Il explique dans Les Deux Sources de la Morale et de la Religion que l’hallucination
est l’intervention de « la personnalité instinctive, somnambulique, sous-jacente à
celle qui raisonne » qui « se ranime, en somme, là où un intérêt vital est en jeu ».
L’hallucination a non seulement une signification existentielle mais également
ontologique. L’hallucination serait une sorte de perception « anormale » de l’au-delà. Elle n’est pas illusoire par nature, mais relève de la Vision[[ Dans le Rire, Bergson analyse l’artiste en le comparant au médium. Parce que son système perceptif est dérangé, l’artiste, malade, guérit par son effort de fabulation, mais il capte quelque chose de l’au-delà. Cet effort consiste à retransmettre sa vision et de la rendre cohérente avec la perception habituelle du monde en la retranscrivant dans ce cadre. Le pouvoir visionnaire chez l’artiste relèverait véritablement de la perception extra-sensorielle.]].
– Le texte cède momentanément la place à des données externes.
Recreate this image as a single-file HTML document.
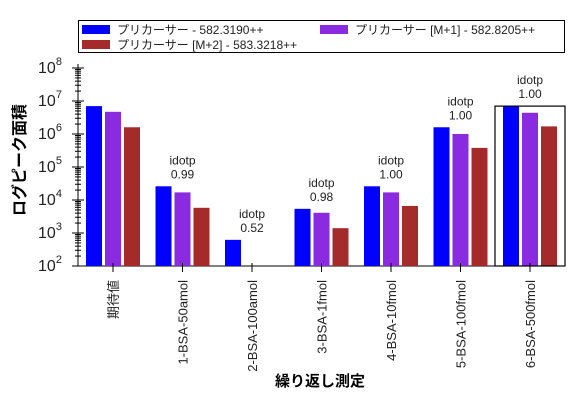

Trois types d’hallucination retiennent particulièrement l’attention de Bergson :

 le sentiment de « déjà-vu » qui renvoie au sentiment illusoire de pouvoir prédire son présent. Intrusion de l’éternité dans la temporalité normale (la fausse reconnaissance du présent) ; cette expérience du déjà-vu était pour les Anciens la preuve de la métempsychose ou d’un éternel retour, elle est pour la psychologie une trouble annonciateur d’un dédoublement de personnalité.
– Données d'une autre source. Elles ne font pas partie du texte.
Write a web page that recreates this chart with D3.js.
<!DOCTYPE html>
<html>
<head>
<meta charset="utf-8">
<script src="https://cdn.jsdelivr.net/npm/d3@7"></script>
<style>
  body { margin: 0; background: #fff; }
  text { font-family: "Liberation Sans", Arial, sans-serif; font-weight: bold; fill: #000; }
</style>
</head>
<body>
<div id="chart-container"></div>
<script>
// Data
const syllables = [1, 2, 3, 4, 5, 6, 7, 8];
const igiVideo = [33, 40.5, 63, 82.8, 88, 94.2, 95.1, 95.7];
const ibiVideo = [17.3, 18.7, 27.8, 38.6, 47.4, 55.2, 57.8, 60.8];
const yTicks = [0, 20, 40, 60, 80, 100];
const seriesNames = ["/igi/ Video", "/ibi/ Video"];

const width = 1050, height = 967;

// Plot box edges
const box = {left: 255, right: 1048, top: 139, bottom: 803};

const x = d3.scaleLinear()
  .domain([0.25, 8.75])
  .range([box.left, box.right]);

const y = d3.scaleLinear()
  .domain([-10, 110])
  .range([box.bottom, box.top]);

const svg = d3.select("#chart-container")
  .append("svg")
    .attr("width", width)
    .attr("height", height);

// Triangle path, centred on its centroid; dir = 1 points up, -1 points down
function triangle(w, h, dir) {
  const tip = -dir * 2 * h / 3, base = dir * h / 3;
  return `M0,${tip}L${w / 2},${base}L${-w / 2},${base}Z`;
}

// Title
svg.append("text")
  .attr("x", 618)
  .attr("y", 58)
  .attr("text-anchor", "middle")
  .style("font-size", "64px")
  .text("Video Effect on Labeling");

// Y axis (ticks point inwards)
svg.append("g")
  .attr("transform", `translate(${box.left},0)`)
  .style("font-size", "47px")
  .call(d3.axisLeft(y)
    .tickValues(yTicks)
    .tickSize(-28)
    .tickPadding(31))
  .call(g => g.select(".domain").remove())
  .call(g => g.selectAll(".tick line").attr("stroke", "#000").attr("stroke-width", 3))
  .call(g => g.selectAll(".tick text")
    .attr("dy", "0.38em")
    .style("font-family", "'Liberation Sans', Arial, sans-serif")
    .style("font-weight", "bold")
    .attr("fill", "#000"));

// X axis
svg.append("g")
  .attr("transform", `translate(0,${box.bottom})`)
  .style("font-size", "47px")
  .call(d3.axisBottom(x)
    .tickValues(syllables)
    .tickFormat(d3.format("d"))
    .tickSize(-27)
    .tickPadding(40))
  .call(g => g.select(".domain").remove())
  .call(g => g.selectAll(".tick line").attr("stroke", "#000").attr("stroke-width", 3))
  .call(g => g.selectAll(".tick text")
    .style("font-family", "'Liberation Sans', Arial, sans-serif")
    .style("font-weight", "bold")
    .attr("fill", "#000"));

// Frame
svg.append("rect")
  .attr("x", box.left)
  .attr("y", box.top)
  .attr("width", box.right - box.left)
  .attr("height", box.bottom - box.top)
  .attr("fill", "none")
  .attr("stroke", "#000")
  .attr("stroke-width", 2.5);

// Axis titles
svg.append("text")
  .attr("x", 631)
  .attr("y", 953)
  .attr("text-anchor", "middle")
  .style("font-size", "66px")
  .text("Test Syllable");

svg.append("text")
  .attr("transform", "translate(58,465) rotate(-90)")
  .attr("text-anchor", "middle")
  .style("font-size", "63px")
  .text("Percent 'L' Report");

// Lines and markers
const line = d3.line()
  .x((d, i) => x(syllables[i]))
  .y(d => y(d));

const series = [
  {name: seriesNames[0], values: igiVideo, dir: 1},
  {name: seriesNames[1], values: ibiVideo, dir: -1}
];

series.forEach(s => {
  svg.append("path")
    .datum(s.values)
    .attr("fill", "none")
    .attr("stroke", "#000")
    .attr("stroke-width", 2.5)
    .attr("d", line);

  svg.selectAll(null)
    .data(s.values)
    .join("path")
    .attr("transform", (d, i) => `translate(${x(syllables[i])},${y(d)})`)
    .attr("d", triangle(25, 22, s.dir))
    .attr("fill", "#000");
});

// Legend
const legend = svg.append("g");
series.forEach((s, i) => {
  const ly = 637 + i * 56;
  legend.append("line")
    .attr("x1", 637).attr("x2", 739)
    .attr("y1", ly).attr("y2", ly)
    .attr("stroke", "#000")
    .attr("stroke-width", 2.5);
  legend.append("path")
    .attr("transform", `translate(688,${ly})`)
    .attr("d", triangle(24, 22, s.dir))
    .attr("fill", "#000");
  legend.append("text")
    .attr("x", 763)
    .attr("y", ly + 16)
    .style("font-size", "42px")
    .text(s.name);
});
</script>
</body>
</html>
 l’hallucination « vraie » qui est la perception extra-sensorielle de la mort d’un proche ; elle est à proprement parler vision à distance d’un spectre

 la « vision panoramique du mourant » hypermnésie éprouvée par des sujets en
danger de mort imminente qui voient ainsi défiler le film de leur vie…
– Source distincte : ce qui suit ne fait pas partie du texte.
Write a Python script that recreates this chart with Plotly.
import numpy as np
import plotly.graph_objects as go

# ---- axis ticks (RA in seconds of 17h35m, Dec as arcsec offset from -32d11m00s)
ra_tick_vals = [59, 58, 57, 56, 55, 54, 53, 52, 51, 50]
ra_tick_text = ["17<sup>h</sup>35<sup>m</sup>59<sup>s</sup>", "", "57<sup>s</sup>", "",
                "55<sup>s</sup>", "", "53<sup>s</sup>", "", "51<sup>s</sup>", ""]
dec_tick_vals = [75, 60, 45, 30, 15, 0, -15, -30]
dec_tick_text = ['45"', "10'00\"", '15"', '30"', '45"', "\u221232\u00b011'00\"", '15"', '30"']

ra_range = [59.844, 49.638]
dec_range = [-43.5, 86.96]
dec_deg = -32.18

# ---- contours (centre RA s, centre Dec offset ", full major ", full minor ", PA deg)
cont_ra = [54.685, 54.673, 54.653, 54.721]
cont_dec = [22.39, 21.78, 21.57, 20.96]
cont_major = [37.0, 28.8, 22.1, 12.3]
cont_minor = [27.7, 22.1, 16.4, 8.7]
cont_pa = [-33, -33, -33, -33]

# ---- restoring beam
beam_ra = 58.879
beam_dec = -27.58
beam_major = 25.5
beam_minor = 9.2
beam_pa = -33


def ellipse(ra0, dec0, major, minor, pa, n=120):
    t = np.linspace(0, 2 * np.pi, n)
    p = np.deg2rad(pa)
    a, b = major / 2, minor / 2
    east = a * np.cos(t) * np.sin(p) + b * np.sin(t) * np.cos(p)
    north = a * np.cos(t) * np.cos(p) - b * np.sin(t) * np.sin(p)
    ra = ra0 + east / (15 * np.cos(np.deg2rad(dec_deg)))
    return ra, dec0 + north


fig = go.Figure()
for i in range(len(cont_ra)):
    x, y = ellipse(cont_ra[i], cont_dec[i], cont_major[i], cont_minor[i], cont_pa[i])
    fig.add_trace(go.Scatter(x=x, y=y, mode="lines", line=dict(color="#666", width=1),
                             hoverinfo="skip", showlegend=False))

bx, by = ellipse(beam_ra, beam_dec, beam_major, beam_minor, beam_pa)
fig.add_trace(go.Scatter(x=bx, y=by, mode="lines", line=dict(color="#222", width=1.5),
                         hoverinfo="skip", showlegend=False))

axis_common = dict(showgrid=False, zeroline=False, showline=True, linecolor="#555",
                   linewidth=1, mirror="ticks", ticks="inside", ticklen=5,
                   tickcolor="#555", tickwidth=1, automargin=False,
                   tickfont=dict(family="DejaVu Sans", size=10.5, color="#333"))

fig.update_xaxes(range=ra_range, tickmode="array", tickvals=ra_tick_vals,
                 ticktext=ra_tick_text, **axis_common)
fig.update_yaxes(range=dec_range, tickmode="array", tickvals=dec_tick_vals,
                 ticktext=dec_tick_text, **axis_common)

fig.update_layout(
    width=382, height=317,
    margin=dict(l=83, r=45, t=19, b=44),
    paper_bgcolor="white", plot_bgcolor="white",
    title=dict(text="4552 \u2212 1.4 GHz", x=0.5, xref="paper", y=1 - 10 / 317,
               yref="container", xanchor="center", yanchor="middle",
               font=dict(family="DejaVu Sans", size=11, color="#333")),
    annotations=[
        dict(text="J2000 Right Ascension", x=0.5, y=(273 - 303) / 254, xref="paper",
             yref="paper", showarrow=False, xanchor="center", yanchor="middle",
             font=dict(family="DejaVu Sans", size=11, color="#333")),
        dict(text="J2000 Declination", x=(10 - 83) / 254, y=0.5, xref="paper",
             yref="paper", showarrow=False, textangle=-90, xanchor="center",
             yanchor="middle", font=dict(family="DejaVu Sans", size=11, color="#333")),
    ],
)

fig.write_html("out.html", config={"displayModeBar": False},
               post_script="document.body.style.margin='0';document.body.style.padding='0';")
Il y a chez Bergson un supranaturalisme où il invoque la science psychique et
notamment les expériences hypnotiques où se révèlent des propriétés étonnantes de
l’esprit tels que l’hypermnésie ou l’hyperesthésie, (Mélanges, De la simulation
inconsciente dans l’état d’hypnotisme
, p. 333)

C’est d’ailleurs de l’analyse de certains de ces faits que Bergson invoque l’hypothèse dans Matière et Mémoire d’une coexistence entre le passé et le présent, d’une continuité perceptive qui s’étendrait en droit à tout l’univers et enfin d’une
conservation intégrale de tous les souvenirs. Autrement dit l’idée d’une Mémoire pure du passé distincte de la mémoire-habitude.

Ainsi lorsqu’il démontre contre la neurologie de son époque que l’aphasie ne détruit
pas le souvenir mais que la lésion concerne les circuits moteurs de l’habitude:

« Ou bien donc enfin notre distinction de deux mémoires indépendantes n’est pas fondée, ou,
si elle répond aux faits, nous devrons constater une exaltation de la mémoire spontanée dans
la plupart des cas où l’équilibre sensori-moteur du système nerveux sera troublé, une
inhibition au contraire, dans l’état normal, de tous les souvenirs spontanés qui ne peuvent consolider utilement l’équilibre présent, enfin, dans l’opération par laquelle on contracte le souvenir-habitude, l’intervention latente du souvenir-image. Les faits confirment-ils l’hypothèse ? »
« Or c’est un fait d’observation banale que l’ « exaltation » de la mémoire dans certains rêves
et dans certains états somnambuliques. Des souvenirs qu’on croyait abolis reparaissent alors
avec une exactitude frappante; nous revivons dans tous leurs détails des scènes d’enfance
entièrement oubliées; nous parlons des langues que nous ne nous souvenions même plus
d’avoir apprises. Mais rien de plus instructif, à cet égard, que ce qui se produit dans certains
cas de suffocation brusque, chez les noyés et les pendus. Le sujet, revenu à la vie, déclare
avoir vu défiler devant lui, en peu de temps, tous les événements oubliés de son histoire, avec leurs plus infimes circonstances et dans l’ordre même où ils s’étaient produits »
Matière et Mémoire, p. 171-172

Matière et Mémoire doit être également compris dans ce sens : établir la relation
entre le corps et l’esprit et dans quelle mesure ce dernier est indépendant du premier
et lui survit après la mort. La liaison entre le corps et l’esprit est une sorte de liaison à distance, un rapport de suggestion magnétique.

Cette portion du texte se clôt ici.